Höyüklerden bazılarında odalar ve duvarlar bulunurken, sadece akrep höyüğünün belirli bir şekli var ve bu da onu özel bir şekil, sembol veya figür şeklinde kasıtlı olarak yığılmış toprak yığını olan bir figürlü höyük yapıyor. Kuzey Amerika'da yerli halklar tarafından inşa edilmiş binlerce toprak höyük bulunurken, figürlü höyükler Mesoamerika'da "belirgin şekilde nadir" olması, akrebin benzersiz bir bulgu olduğunu gösteriyor.
Tlāhuizcalpantēcuhtli olarak bilinen akrep, pre-hispanik Mesoamerika'da güçlü bir tanrıydı. Birçok Mesoamerika halkı onu göksel bir tanrı ve Aztek tanrı panteonunda önemli bir figür olarak görüyordu. Araştırmacılara göre, Mesoamerikalılar için Tlāhuizcalpantēcuhtli, sabah yıldızı olan Venüs'ü temsil ediyordu.

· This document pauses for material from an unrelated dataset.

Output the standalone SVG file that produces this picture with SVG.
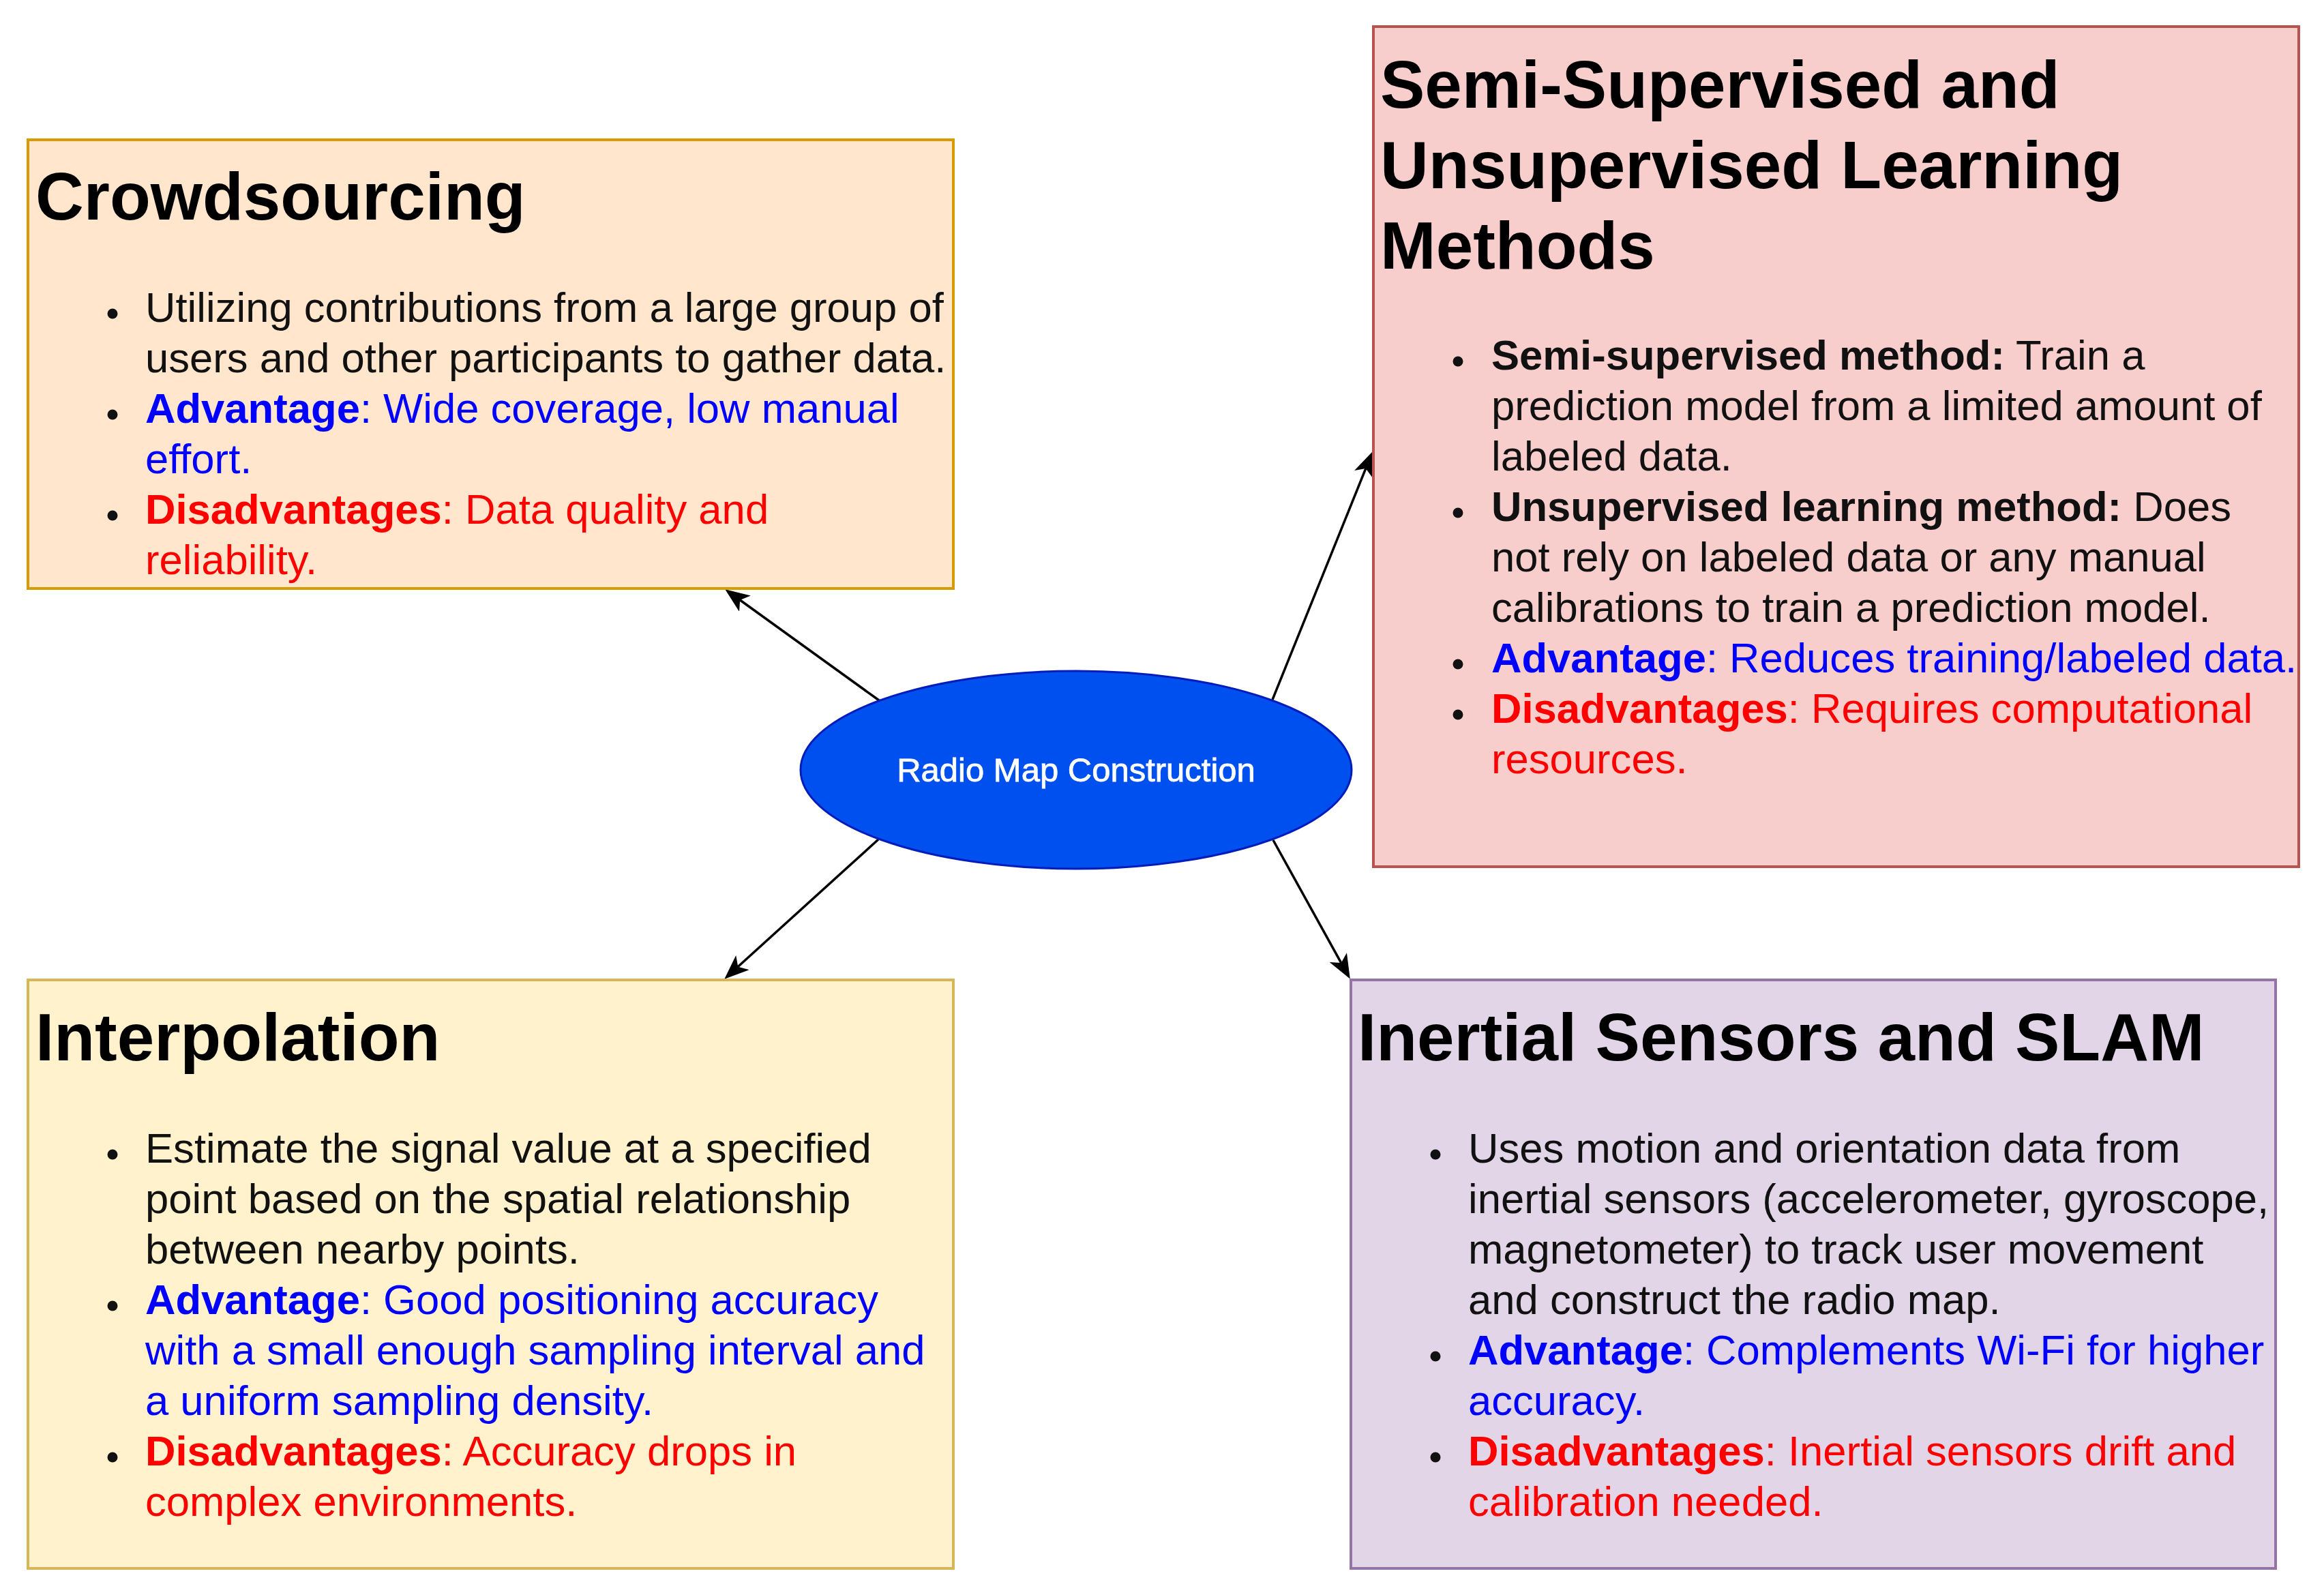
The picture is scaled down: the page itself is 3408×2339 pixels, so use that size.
<svg xmlns="http://www.w3.org/2000/svg" width="3408" height="2339" viewBox="0 0 3408 2339">
<style>
  text { font-family: "Liberation Sans", Arial, sans-serif; }
  .title { font-size: 98px; font-weight: bold; fill: #000; }
  .body { font-size: 61.6px; fill: #111; }
  .b { font-weight: bold; }
  .adv { fill: #0000ff; }
  .dis { fill: #ff0000; }
  .dot { fill: #111; }
  .edge { stroke: #000; stroke-width: 3.5; fill: none; marker-end: url(#arrow); }
</style>
<defs>
  <marker id="arrow" viewBox="0 0 20 16" refX="13" refY="8" markerWidth="36" markerHeight="28.8" markerUnits="userSpaceOnUse" orient="auto">
    <path d="M0,0 L20,8 L0,16 L5,8 z" fill="#000"/>
  </marker>
</defs>
<rect width="3408" height="2339" fill="#fff"/>

<g id="connectors">
  <line class="edge" x1="1289" y1="1027" x2="1073.5" y2="871.5"/>
  <line class="edge" x1="1866" y1="1026" x2="2008.2" y2="673.7"/>
  <line class="edge" x1="1288" y1="1231" x2="1071.6" y2="1427.3"/>
  <line class="edge" x1="1867" y1="1232" x2="1973.7" y2="1424.6"/>
</g>

<g id="crowdsourcing">
  <rect x="41" y="205" width="1357" height="658" fill="#ffe6cc" stroke="#d79b00" stroke-width="4"/>
  <text class="title" x="52" y="322">Crowdsourcing</text>
  <circle class="dot" cx="165" cy="460" r="7.5"/>
  <circle class="dot" cx="165" cy="608" r="7.5"/>
  <circle class="dot" cx="165" cy="756" r="7.5"/>
  <text class="body" x="213" y="472">Utilizing contributions from a large group of</text>
  <text class="body" x="213" y="546">users and other participants to gather data.</text>
  <text class="body adv" x="213" y="620"><tspan class="b">Advantage</tspan>: Wide coverage, low manual</text>
  <text class="body adv" x="213" y="694">effort.</text>
  <text class="body dis" x="213" y="768"><tspan class="b">Disadvantages</tspan>: Data quality and</text>
  <text class="body dis" x="213" y="842">reliability.</text>
</g>

<g id="semi-unsupervised">
  <rect x="2014" y="39" width="1357" height="1232" fill="#f8cecc" stroke="#b85450" stroke-width="4"/>
  <text class="title" x="2024" y="158">Semi-Supervised and</text>
  <text class="title" x="2024" y="276">Unsupervised Learning</text>
  <text class="title" x="2024" y="394">Methods</text>
  <circle class="dot" cx="2138" cy="530" r="7.5"/>
  <circle class="dot" cx="2138" cy="752" r="7.5"/>
  <circle class="dot" cx="2138" cy="974" r="7.5"/>
  <circle class="dot" cx="2138" cy="1048" r="7.5"/>
  <text class="body" x="2187" y="542"><tspan class="b">Semi-supervised method:</tspan> Train a</text>
  <text class="body" x="2187" y="616">prediction model from a limited amount of</text>
  <text class="body" x="2187" y="690">labeled data.</text>
  <text class="body" x="2187" y="764"><tspan class="b">Unsupervised learning method:</tspan> Does</text>
  <text class="body" x="2187" y="838">not rely on labeled data or any manual</text>
  <text class="body" x="2187" y="912">calibrations to train a prediction model.</text>
  <text class="body adv" x="2187" y="986"><tspan class="b">Advantage</tspan>: Reduces training/labeled data.</text>
  <text class="body dis" x="2187" y="1060"><tspan class="b">Disadvantages</tspan>: Requires computational</text>
  <text class="body dis" x="2187" y="1134">resources.</text>
</g>

<g id="radio-map-construction">
  <ellipse cx="1578" cy="1129" rx="404" ry="145" fill="#0050ef" stroke="#001dbc" stroke-width="3"/>
  <text x="1578" y="1146" text-anchor="middle" font-size="49" fill="#fff" stroke="#fff" stroke-width="0.8">Radio Map Construction</text>
</g>

<g id="interpolation">
  <rect x="41" y="1437" width="1357" height="863" fill="#fff2cc" stroke="#d6b656" stroke-width="4"/>
  <text class="title" x="52" y="1555">Interpolation</text>
  <circle class="dot" cx="165" cy="1693" r="7.5"/>
  <circle class="dot" cx="165" cy="1915" r="7.5"/>
  <circle class="dot" cx="165" cy="2137" r="7.5"/>
  <text class="body" x="213" y="1705">Estimate the signal value at a specified</text>
  <text class="body" x="213" y="1779">point based on the spatial relationship</text>
  <text class="body" x="213" y="1853">between nearby points.</text>
  <text class="body adv" x="213" y="1927"><tspan class="b">Advantage</tspan>: Good positioning accuracy</text>
  <text class="body adv" x="213" y="2001">with a small enough sampling interval and</text>
  <text class="body adv" x="213" y="2075">a uniform sampling density.</text>
  <text class="body dis" x="213" y="2149"><tspan class="b">Disadvantages</tspan>: Accuracy drops in</text>
  <text class="body dis" x="213" y="2223">complex environments.</text>
</g>

<g id="inertial-slam">
  <rect x="1981" y="1437" width="1356" height="863" fill="#e1d5e7" stroke="#9673a6" stroke-width="4"/>
  <text class="title" x="1991" y="1555">Inertial Sensors and SLAM</text>
  <circle class="dot" cx="2105" cy="1693" r="7.5"/>
  <circle class="dot" cx="2105" cy="1989" r="7.5"/>
  <circle class="dot" cx="2105" cy="2137" r="7.5"/>
  <text class="body" x="2153" y="1705">Uses motion and orientation data from</text>
  <text class="body" x="2153" y="1779">inertial sensors (accelerometer, gyroscope,</text>
  <text class="body" x="2153" y="1853">magnetometer) to track user movement</text>
  <text class="body" x="2153" y="1927">and construct the radio map.</text>
  <text class="body adv" x="2153" y="2001"><tspan class="b">Advantage</tspan>: Complements Wi-Fi for higher</text>
  <text class="body adv" x="2153" y="2075">accuracy.</text>
  <text class="body dis" x="2153" y="2149"><tspan class="b">Disadvantages</tspan>: Inertial sensors drift and</text>
  <text class="body dis" x="2153" y="2223">calibration needed.</text>
</g>
</svg>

Akrep figürlü höyüğü incelerken, ekibin yönünün doğu-kuzeydoğu olduğunu fark etmesi, yaz gün dönümündeki güneş doğumuna hizalanabileceği ipucunu verdi. Bunu araştırmak için araştırmacılar, hem yaz hem de kış gün dönümlerindeki güneşin yörüngesini hesapladı.
Çalışmada, "Yaz gün dönümü sabahı, bir kişi 'iğne'den (akrep kuyruğunun muhtemel ucundaki dairesel seramik küme) bakarsa, güneşin kuzey (sol) kıskaç ucunun üzerinden doğacağını tahmin ediyoruz" diye yazdılar.
Araştırmacılar, yaz gün dönümünün Mesoamerika'da önemli bir tören tarihi olduğunu, zira yağışlı sezonun başlangıcını işaret ettiğini ve ekim mevsiminin açıldığını belirtti.
Araştırmacılar, "Gün dönümüne giden günler boyunca güneş iki kıskaç arasından doğacak ve böylece yağışlı mevsimin yaklaştığını bildirerek yerel çiftçilerin tarlalarını ekime hazırlamalarını sağlayacaktı" diye ekledi.
Benzer şekilde, kış gün dönümündeki gün batımı da akrep figürlü höyükle bağlantılıydı. Ekip, sol kıskaç ucunda duran bir kişinin, gün batımındaki güneşin iğnenin ötesinde görülebileceğini buldu.
Araştırmacılar, "Bu tahminlere dayanarak, höyük, kullanıcılarının hem yaz hem de kış gün dönümlerinin tarihlerini belirlemesine olanak tanıyacak ki bu da Mesoamerika mimarisi için yaygın bir hizalanmadır" diye yazdı.
Akrep figürlü höyükte bulunan eserler arasında kaseler, çömlekler ve tabak parçaları yer alıyordu. Arkeologlar ayrıca yiyecek öğütmek için kullanılan üç ayaklı kaplar olan molcajeteler, bir buhurdanlık ve muhtemelen bir ritüelle ilişkili içi boş bir heykelciğin parçası da buldular.
Sulama kanalları arasındaki höyüklerin ve astronomik gözlemevinin keşfinin, onları inşa eden Mesoamerika medeniyetinin karmaşıklığını gösterdiğini belirten Neely, bunun "prehistorik köylülerin modern muadillerine göre seçkin/devlet kontrolünden çok daha fazla bağımsızlık ve kendi kaderini tayin hakkına sahip bir yaşam sürdürdüklerini" gösterdiğini ekledi.